Com o tempo, o chef passou a ficar cada vez mais conhecido, e começaram a surgir os convites para realitys: dois para o MasterChef, um para o The Taste e um para o Top Chef. Para todos, no entanto, ele disse não.

“Porque eu sei o quão difícil foi para eu me manter na gastronomia até hoje, sem estar em um restaurante, sem ter um restaurante, e conseguir atender o público que eu atendo, da forma que eu atendo, cobrando o preço que eu acho justo. É uma trajetória que foi rápida, mas difícil. E se você chega lá e toma um esculacho, você volta pra casa e as pessoas vão pensar: porque vão te contratar?”, explica.

Mestre do Sabor

Foto: Victor Pollak

O convite para o reality show da TV Globo veio de supetão. “Eu estava carregando as coisas do meu projeto com o Big Lar e me ligaram e falaram: ‘Olha, Marcelo, aqui é da Globo, a gente  está com um projeto de gastronomia, e a gente queria que você fizesse parte’”. Como estava ocupado, Marcelo pediu para que retornassem em uma hora, o que eles fizeram.

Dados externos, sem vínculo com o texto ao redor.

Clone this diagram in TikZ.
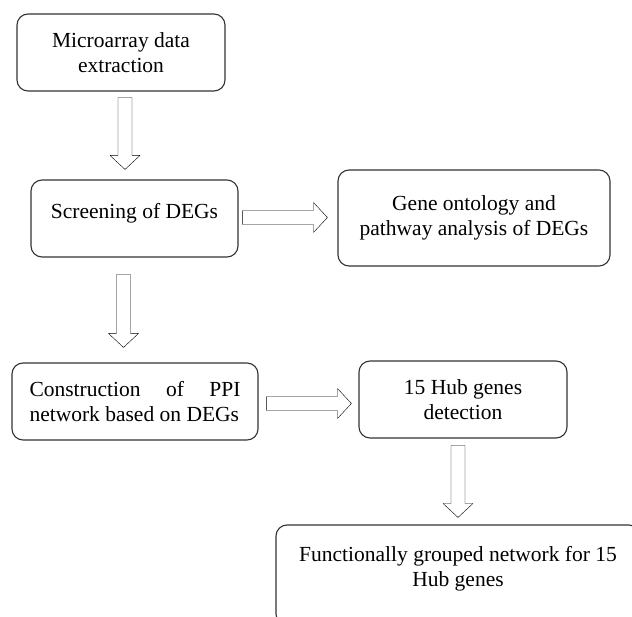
\documentclass[tikz,border=0pt]{standalone}
\usepackage{fontspec}
\setmainfont{Liberation Serif}
\usetikzlibrary{calc}

\begin{document}
\begin{tikzpicture}[x=1pt,y=-1pt, line join=round, font=\fontsize{21.5}{25}\selectfont,
	box/.style={draw=black!80, line width=1.1pt, rounded corners=11pt, align=center, inner sep=0pt},
	darr/.style={draw=black!70, line width=1.1pt, to path={let \p1=(\tikztostart), \p2=(\tikztotarget) in
		(\x1-7pt,\y1) -- (\x1-7pt,\y2+14pt) -- (\x1-15pt,\y2+14pt) -- (\x1,\y2) -- (\x1+15pt,\y2+14pt) -- (\x1+7pt,\y2+14pt) -- (\x1+7pt,\y1) -- cycle}},
	rarr/.style={draw=black!70, line width=1.1pt, to path={let \p1=(\tikztostart), \p2=(\tikztotarget) in
		(\x1,\y1+7pt) -- (\x2-14pt,\y1+7pt) -- (\x2-14pt,\y1+15pt) -- (\x2,\y1) -- (\x2-14pt,\y1-15pt) -- (\x2-14pt,\y1-7pt) -- (\x1,\y1-7pt) -- cycle}}]
	\useasboundingbox (0,0) rectangle (632,617);
	% Các khối
	\node[box, minimum width=208pt, minimum height=77pt] (mic) at (121,52.5) {Microarray data\\extraction};
	\node[box, minimum width=207pt, minimum height=77pt, text depth=15pt] (scr) at (134.5,218.5) {Screening of DEGs};
	\node[box, minimum width=272pt, minimum height=96pt] (gop) at (474,218) {Gene ontology and\\pathway analysis of DEGs};
	\node[box, minimum width=246pt, minimum height=77pt] (ppi) at (135,401.5) {\parbox{211pt}{\makebox[211pt][s]{Construction of PPI}\\network based on DEGs}};
	\node[box, minimum width=208pt, minimum height=77pt] (hub) at (463,399.5) {15 Hub genes\\detection};
	\node[box, minimum width=364pt, minimum height=100pt, text depth=18pt] (fgn) at (458,575) {Functionally grouped network for 15\\Hub genes};
	% Mũi tên
	\draw ($(mic.south)+(4,6)$) to[darr] ($(scr.north)+(0,-10)$);
	\draw ($(scr.east)+(4,-1)$) to[rarr] ($(gop.west)+(-10,0)$);
	\draw ($(scr.south)+(-11,17)$) to[darr] ($(ppi.north)+(0,-15)$);
	\draw ($(ppi.east)+(8,2)$) to[rarr] ($(hub.west)+(-7,0)$);
	\draw ($(hub.south)+(-5,7)$) to[darr] ($(fgn.north)+(0,-7)$);
\end{tikzpicture}
\end{document}
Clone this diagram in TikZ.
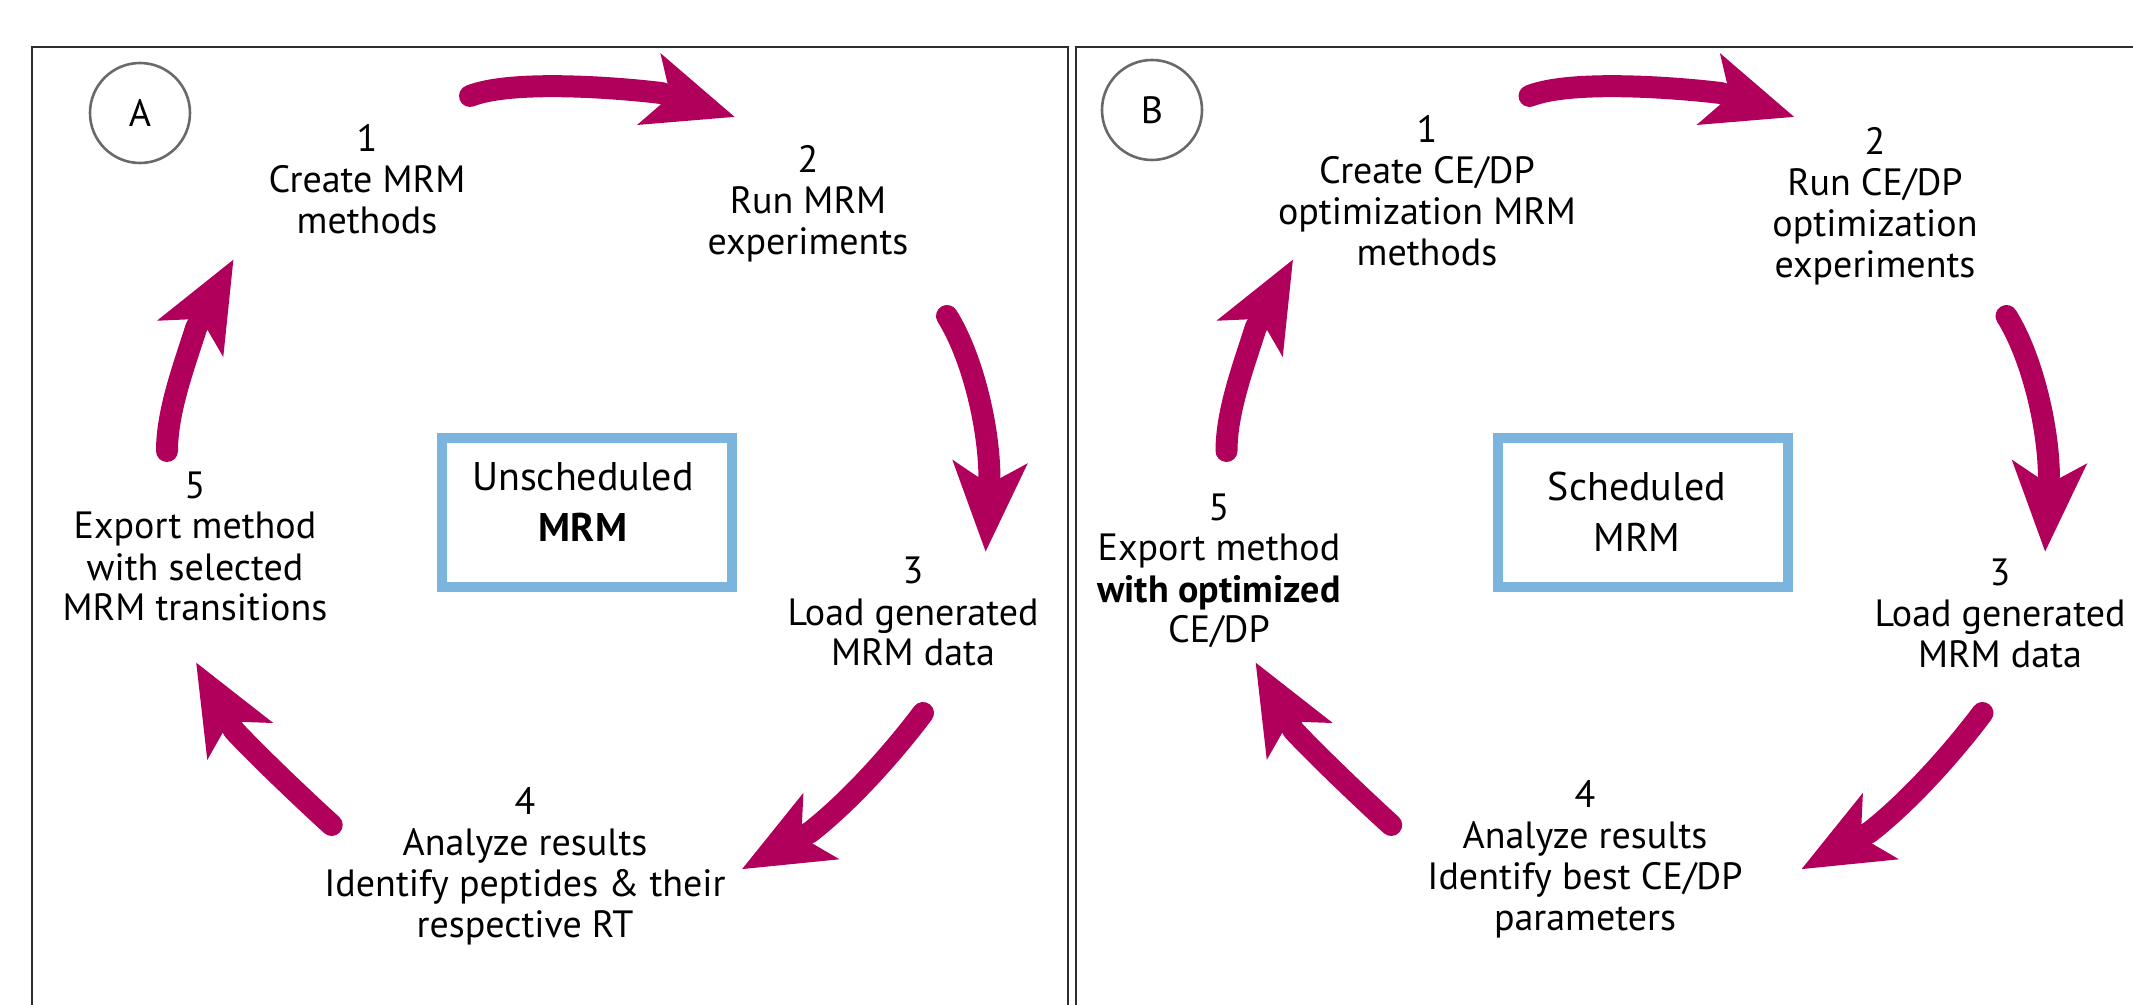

A produção, então, lhe pediu que fizesse um vídeo para montar um portfólio. Assim que ele enviou, eles afirmaram que em dois dias dariam uma resposta – que veio, na verdade, mais de quinze dias depois, já com um convite para ir até o Rio assinar o contrato, pois ele estava entre os 60 chefs que passaram para a próxima fase. “Eu nem sabia que tinha uma próxima fase”, brinca.

Na Globo, já avisaram que não falariam como chegaram a cada um dos participantes. Marcelo, no entanto, percebeu que o nível era alto. “Tinha gente que tem de profissão o que eu tenho de idade, que trabalhou em diversos hotéis, restaurantes renomados. O nível estava altíssimo”.

Na hora de decidir qual prato faria, ele não pestanejou em optar pelos ingredientes da terra “Quando o pessoal viu o que eu ia fazer, falaram: ‘você vai colocar pequi, é arriscado...’. Mas  eu falei, se eu estou lá, é pelo trabalho que eu faço de cozinha regional. Eu vou ter uma oportunidade de mostrar nossos ingredientes, meu trabalho como é feito, e vou fazer um polvo? Não, não é isso... é o que me colocou lá. Arrisquei mesmo de colocar os elementos que não eram conhecidos, e deu certo”.

Para o chef, esta é uma grande vitrine para a gastronomia de sua terra, que ele vai aproveitar ao máximo. “Já no primeiro programa foi incrível isso. O Claude é incrível, é quem fez acontecer a gastronomia no Brasil, a família dele fez a nouvelle cuisine (...) e eu estava ali, apresentando o prato e ele não conhecia piraputanga. Perguntou se a escama que eu estava usando era de pintado, porque não sabia que pintado é um peixe de couro. Não conhecia o kanjinjin. Então é incrível ele falar: cara, muitas das coisas que você está usando aqui eu nunca vi”.

E o chef não quer ficar somente nisso. Enquanto puder, quer mostrar também que a culinária mato-grossense não é só peixe e para fevereiro, meses depois da final, pensa em organizar uma excursão com os participantes no Pantanal, para uma imersão gastronômica. “É o que eu sempre falo, temos a Ariane, que faz o possível e o impossível para levar a cozinha de Mato Grosso para fora, mas uma pessoa só é muito pouco. Temos vários outros chefs incríveis, e temos que levantar nossa bandeira, levar nossos ingredientes para a galera ver”, finaliza.

Serviço

O Mestre do Sabor é um reality de gastronomia apresentado por Claude Troisgros e Batista. Ele é exibido toda quinta-feira na TV Globo, sexta-feira no GNT e domingo na Globo Portugal. Marcelo já passou para a próxima fase, e estará na próxima quinta-feira, dia 7 de novembro.